Nuestros ciento ochenta y cinco años, más o menos, de vida independientes están llenos de ideas y actitudes aperplejantes. Luego de sancionada la Constitución de 1824, el federalismo no fue nunca la coordinación de un conjunto de estados independientes dentro de una entidad nacional; por el contrario, los llamados estados no eran más que áreas administradas y aprovechadas por élites cacicales forjadas en el caldero novohispano, cuyas raíces localistas les aseguraban prestigio, riqueza e influencia para hacerse respetar por las autoridades republicanas. Caso muy típico fue el de Jalisco; se sabe bien que sus hombres de dinero lograron mantener la independencia regional por la vía del pacto federal impuesto a los congresistas de San Pedro y San Pablo. Guadalupe Victoria fue un buen equilibrador de las fuerzas políticas de entonces, aunque las cosas viniéronse abajo a partir de las elecciones de 1828, el histriónico encubrimiento de Santa Anna al encarar a los invasores de Isidro Barradas y al consumarse el asesinato de Vicente Guerrero. Las tormentas que siguieron a tan perturbadores hechos nos arrojaron a un caos de incertidumbres, ascensos y descensos de autoridades, cuartelazos y planes incontables, hasta el momento en que la militarización introducida después de la caída de Gómez Farías y el doctor Mora, frenó las ambiciones de los hombres del dinero al encontrarse con las armas venales del para entonces encumbrado López de Santa Anna, encumbramiento éste que nos llevaría al decenio centralista 1836-1846, en el que la dictadura ejercida por la élite militar no soportó ni siquiera la débil vigilancia del poder conservador previsto en las Siete Leyes. Es decir, ni el federalismo ni el centralismo resultaron capaces de gestar un Estado de derecho; siempre, en todo caso, salvo el cuatrienio de Miguel Fernández Félix y el fugaz paso primero de Valentín Gómez Farías, los llamados gobiernos de la República, de los Estados y aun los municipios de importancia violaron sin mayor recato las normas constitucionales. No cabe duda, el sueño del Estado de derecho que procuramos importar a México del constitucionalismo europeo no dejó de ser sólo un sueño.

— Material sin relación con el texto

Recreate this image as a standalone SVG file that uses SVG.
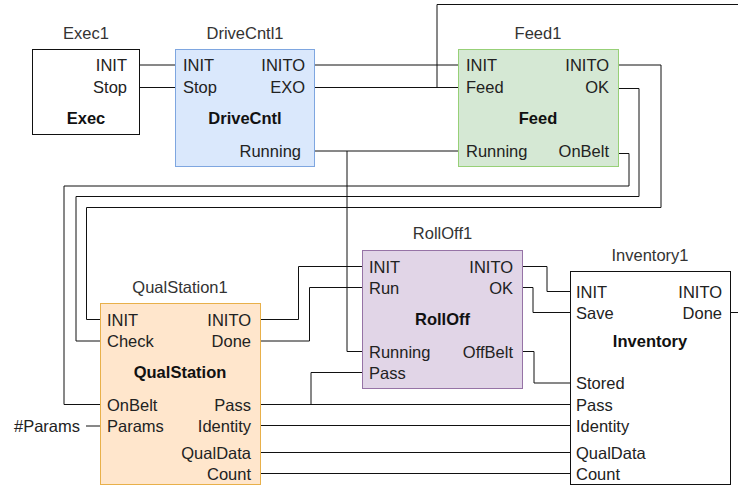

Nada resolvieron ni la reposición federalista de 1847 ni los reformadores de diez años adelante. Esa fue burlada y negada en la hecatombe de la guerra yanqui, y el texto liberal de 1857 resultó una pura instancia casi desconocida en la época de Sebastián Lerdo de Tejada y abiertamente agredida por el régimen porfirial. Díaz postuló la no reelección en su Plan de Tuxtepec y se reeligió cuantas veces pudo entre 1884 y 1910; habló de democracia y fundó una tiranía; repudió el poder de Washington y entregó a sus inversionistas atractivos tesoros del territorio, sin perjuicio de entrevistarse naturalmente con W.H. Taft (1909-13), el republicano de Ohio representado en México por el asociado de Victoriano Huerta durante la Decena Trágica. Pero las cosas no pararían ahí. Sancionada la Carta de 1917 bajo el estandarte de sufragio efectivo y no reelección, Carranza intentaría imponer a Ignacio Bonillas frente a Obregón, éste se las arregló para reelegirse en 1928 y su amigo, Plutarco Elías Calles, se autodesignó jefe máximo de la revolución. No pudo Lázaro Cárdenas en sus breves años hacer de México un Estado de derecho definitivo, pues las administraciones de posguerra se dispusieron a dinamitar la esencia de la Constitución queretana con el fin de adaptarla lenta o apresuradamente a los poderes económicos norteamericanos y trasnacionales que casi han hecho de México un simple insumo de su contabilidad global.
En ese cuadro contradictorio de la conducta gubernamental respecto de la Constitución, qué significado tiene hablar entre nosotros de transición a la democracia?Sólo dos connotaciones pueden percibirse. La primera, la más compleja y difícil, entendería la transición a la democracia como un camino hacia la edificación del Estado de derecho, puesto que éste no ha existido nunca antes. El otro sentido es más modesto; se trataría únicamente de garantizar la existencia de una autoridad electoral transparente, limpia y ajena a las influencias gubernamentales y hegemónicas de las clases pudientes, para que los ciudadanos sufraguen libremente, sin inferencias clientelares, y elijan un gobierno verdaderamente democrático y comprometido, precisamente por ser democrático, a organizar el país en un Estado de derecho cuyas normas reflejen las demandas generales y orienten al poder público hacia la realización histórica de los altos ideales de las gentes y sus familias. Quizá la segunda opción está al alcance de la mano; y si esto fuera así, la segunda, efecto lógico de la anterior, nos llevaría por necesidad a un congreso constituyente y al nacimiento de una república soberana, justa y garantizadora de la libertad del hombre.